Le déplacement peut également affecter les rôles perçus comme masculins, en particulier dans les camps ou les environnements similaires. Dans de telles situations, sans accès à l’emploi, où les personnes dépendent de l’aide humanitaire, le rôle perçu comme masculin de « soutien de famille principal » ou de « protecteur de la famille » est mis à mal (Birchall, 2016). Sur les hommes qui voyagent seuls, s’ajoute souvent la pression de la part de la famille d’envoyer de l’argent à la maison, ce qui augmente la nécessité de travailler. L’impossibilité de trouver du travail peut affecter directement l’estime de soi des personnes et leur perception de leur propre masculinité (Brun, 2017). Ce qui peut avoir pour conséquence d’accepter des emplois officieux et non protégés, où ils n’ont que peu de pouvoir de négociation pour revendiquer le respect du droit du travail ou demander un salaire spécifique (Brun 2017).
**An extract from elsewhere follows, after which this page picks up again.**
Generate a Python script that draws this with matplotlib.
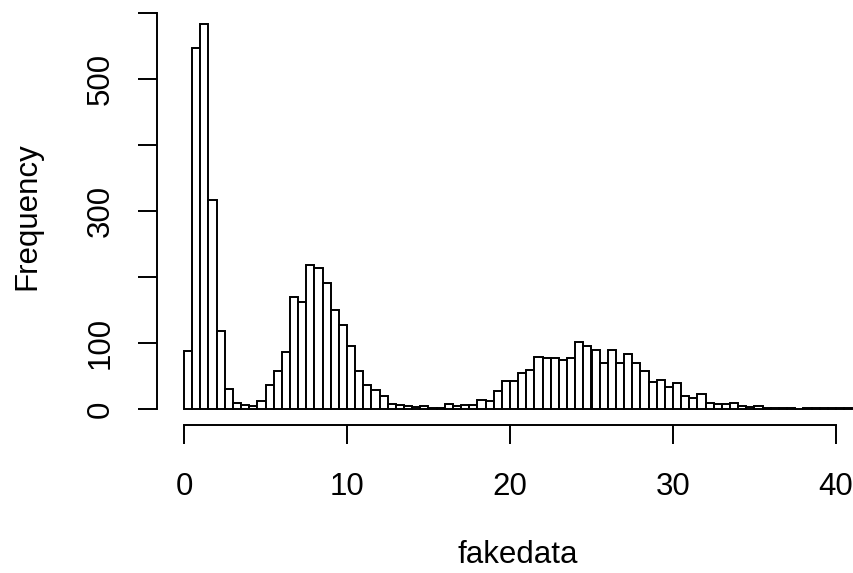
import numpy as np
import matplotlib.pyplot as plt

plt.rcParams['font.family'] = ['Liberation Sans', 'DejaVu Sans']

# histogram of fakedata, bin width 0.5 from 0 to 41
bin_width = 0.5
counts = [88, 547, 583, 316, 118, 30, 9, 6, 4, 12,
          37, 57, 86, 169, 162, 218, 213, 191, 150, 127,
          95, 58, 36, 29, 20, 8, 6, 4, 3, 5,
          2, 1, 7, 4, 6, 6, 14, 12, 27, 42,
          43, 55, 59, 79, 78, 77, 75, 78, 101, 96,
          90, 70, 89, 69, 84, 69, 57, 41, 44, 34,
          39, 20, 17, 22, 9, 8, 7, 9, 5, 3,
          4, 1, 1, 1, 1, 0, 1, 1, 1, 1,
          2, 1]
x_ticks = [0, 10, 20, 30, 40]
y_ticks = [0, 100, 200, 300, 400, 500, 600]
y_labels = ['0', '100', '', '300', '', '500', '']

W, H = 854, 573
fig = plt.figure(figsize=(W / 100, H / 100), dpi=100)
# axes box: left edge at x=157 px, bottom at y=425 px, top at y=8 px
ax = fig.add_axes([157 / W, 1 - 425 / H, (W - 157) / W, (425 - 8) / H])

edges = np.arange(len(counts)) * bin_width
ax.bar(edges, counts, width=bin_width, align='edge',
       facecolor='white', edgecolor='black', linewidth=1.4)

ax.set_xlim((157 - 184) / 16.3, (W - 184) / 16.3)
ax.set_ylim((409 - 425) / 0.66, (409 - 8) / 0.66)

for s in ['top', 'right']:
    ax.spines[s].set_visible(False)
ax.spines['left'].set_bounds(0, 600)
ax.spines['bottom'].set_bounds(0, 40)
ax.spines['left'].set_linewidth(1.4)
ax.spines['bottom'].set_linewidth(1.4)

ax.set_xticks(x_ticks)
ax.set_yticks(y_ticks)
ax.set_yticklabels(y_labels, rotation=90, va='center')
ax.tick_params(length=13.7, width=1.4, labelsize=22.5)
ax.tick_params(axis='x', pad=20)
ax.tick_params(axis='y', pad=16)

fig.text(27 / W, 1 - 216 / H, 'Frequency', rotation=90,
         ha='center', va='center', fontsize=22.5)
fig.text(518 / W, 1 - 555 / H, 'fakedata',
         ha='center', va='center', fontsize=22.5)

fig.savefig('out.png', dpi=100)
Les personnes LGBTI sont confrontées à des difficultés supplémentaires. Beaucoup d’entre elles ont subi ou subissent toujours des maltraitances et discriminations ciblées et sont susceptibles de ne pas vouloir parler de leur orientation sexuelle ou de leur identité de genre avec la communauté en charge de la protection par crainte de répercussions (Rumbach, 2013). Ce qui signifie que leurs besoins de protection ne sont pas satisfaits (HCR, 2011). Les rapports sur les camps et les environnements similaires indiquent que, par crainte de telles représailles, les réfugiés LGBTI signalent rarement les situations de harcèlement, d’exploitation et de violence sur le lieu de travail, ou de leur licenciement en raison de leur orientation sexuelle ou de leur identité de genre.

Good Practice
Des « safe spaces » pour les réfugiés LGBTI en Irak

Le personnel travaillant dans les centres d'aide à la réinstallation en Irak a souvent utilisé une « pancarte de safe space » pour informer les réfugiés que le centre croit à l'égalité des droits pour tous et que les personnes persécutées pour leur orientation sexuelle ou leur identité de genre peuvent s'exprimer librement au sein du centre. Des brochures et d’autres supports de sensibilisation ont également accompagné ce message.
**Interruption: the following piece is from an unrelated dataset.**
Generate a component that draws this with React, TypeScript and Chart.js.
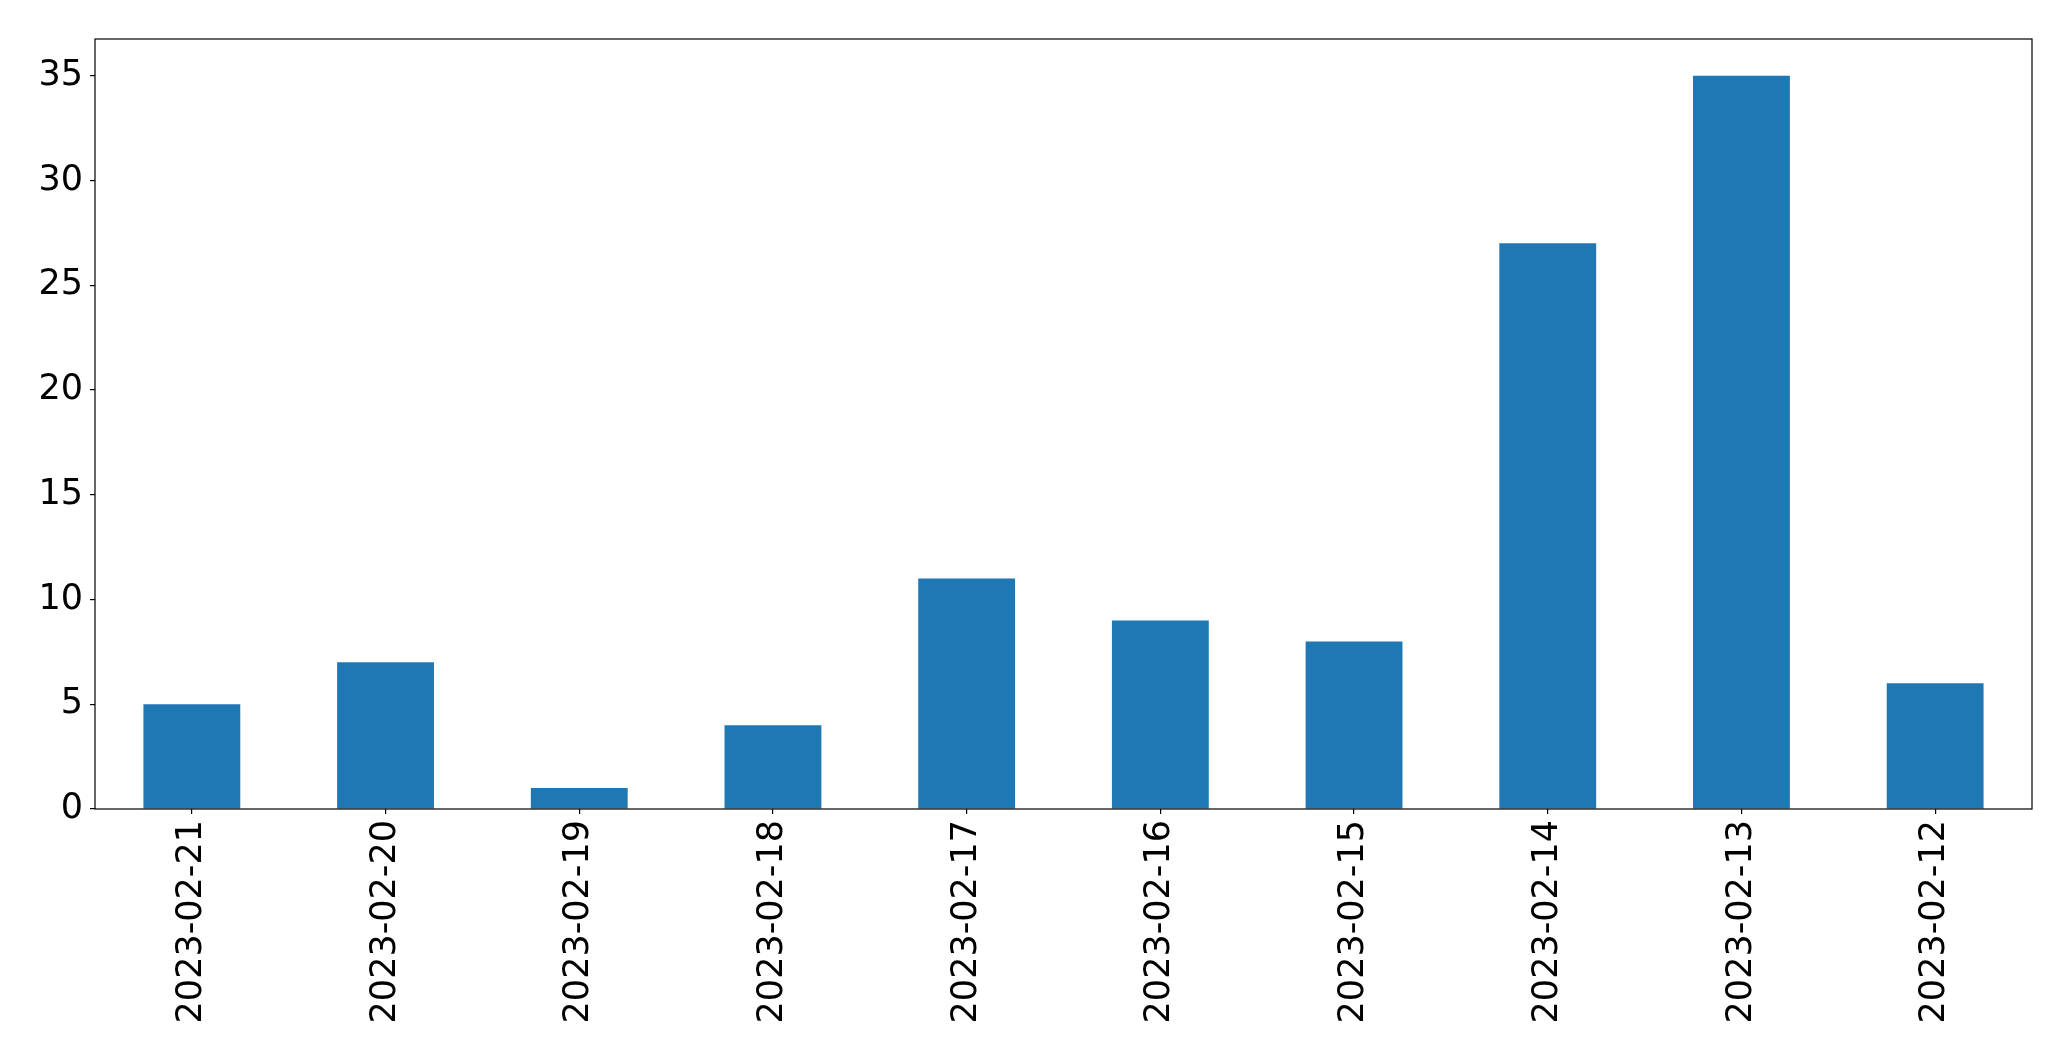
import React, { useEffect, useRef } from "react";
import { Chart, registerables } from "chart.js";

Chart.register(...registerables);

const categories: string[] = [
  "2023-02-21", "2023-02-20", "2023-02-19", "2023-02-18", "2023-02-17",
  "2023-02-16", "2023-02-15", "2023-02-14", "2023-02-13", "2023-02-12",
];
const counts: number[] = [5, 7, 1, 4, 11, 9, 8, 27, 35, 6];
const yTickValues: number[] = [0, 5, 10, 15, 20, 25, 30, 35];

const W = 2071;
const H = 1061;
const FONT = "'DejaVu Sans', sans-serif";

const framePlugin = {
  id: "frame",
  afterDraw(chart: any) {
    const { ctx, chartArea } = chart;
    ctx.save();
    ctx.strokeStyle = "#000";
    ctx.lineWidth = 1.2;
    ctx.strokeRect(chartArea.left, chartArea.top, chartArea.right - chartArea.left, chartArea.bottom - chartArea.top);
    ctx.restore();
  },
};

export default function App() {
  const ref = useRef<HTMLCanvasElement | null>(null);

  useEffect(() => {
    if (!ref.current) return;
    const maxVal = Math.max(...counts);
    const chart = new Chart(ref.current, {
      type: "bar",
      data: {
        labels: categories,
        datasets: [
          {
            data: counts,
            backgroundColor: "#1f77b4",
            borderWidth: 0,
            barPercentage: 0.5,
            categoryPercentage: 1,
          },
        ],
      },
      options: {
        animation: false,
        responsive: false,
        devicePixelRatio: 1,
        layout: { padding: { left: 0, top: 39, right: 39, bottom: 0 } },
        plugins: { legend: { display: false }, tooltip: { enabled: false } },
        scales: {
          x: {
            offset: true,
            grid: { display: true, drawOnChartArea: false, drawTicks: true, tickLength: 5, color: "#000", offset: false, lineWidth: 1.2 },
            border: { display: false },
            ticks: {
              color: "#000",
              font: { size: 35, family: FONT },
              minRotation: 90,
              maxRotation: 90,
              autoSkip: false,
              padding: 6,
            },
            afterFit(scale: any) {
              scale.height = H - 809;
            },
          },
          y: {
            min: 0,
            max: maxVal * 1.05,
            grid: { display: true, drawOnChartArea: false, drawTicks: true, tickLength: 5, color: "#000", lineWidth: 1.2 },
            border: { display: false },
            ticks: {
              color: "#000",
              font: { size: 35, family: FONT },
              stepSize: 5,
              includeBounds: false,
              padding: 7,
            },
            afterBuildTicks(scale: any) {
              scale.ticks = yTickValues.map((v) => ({ value: v }));
            },
            afterFit(scale: any) {
              scale.width = 95;
            },
          },
        },
      },
      plugins: [framePlugin],
    });
    return () => chart.destroy();
  }, []);

  return (
    <div style={{ position: "fixed", left: 0, top: 0, width: W, height: H, background: "#fff" }}>
      <canvas ref={ref} width={W} height={H} style={{ width: W, height: H, display: "block" }} />
    </div>
  );
}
Un numéro vert a aussi été mis en place en période de violences anti-LGBTI pour que les personnes puissent demander de l’aide sans avoir à se rendre physiquement au bureau. En outre, le personnel du centre a été formé pour répondre aux personnes LGBTI. De cette manière, ils ont pu garantir que les réfugiés LGBTI aient accès à de l’aide psychologique, à des informations et à des services médicaux et sociaux dans les camps et les environnements similaires, pendant et après leur réinstallation.

Source

Rumbach, 2013.

Messages-clés
  • Le genre joue un rôle significatif dans la décision de migrer, alors qu’en même temps, les facteurs qui influencent les personnes à migrer ont différents effets sur les différents groupes sexospécifiques.
  • La perception des migrants, ainsi que leurs propres attitudes, sont souvent modelées par des normes sociales sexospécifiques.
  • Les situations de crise peuvent pousser les communautés à imposer des rôles sexospécifiques traditionnels dans le but de réaffirmer l’ordre social. Cependant, cela peut aussi permettre de redéfinir ces rôles.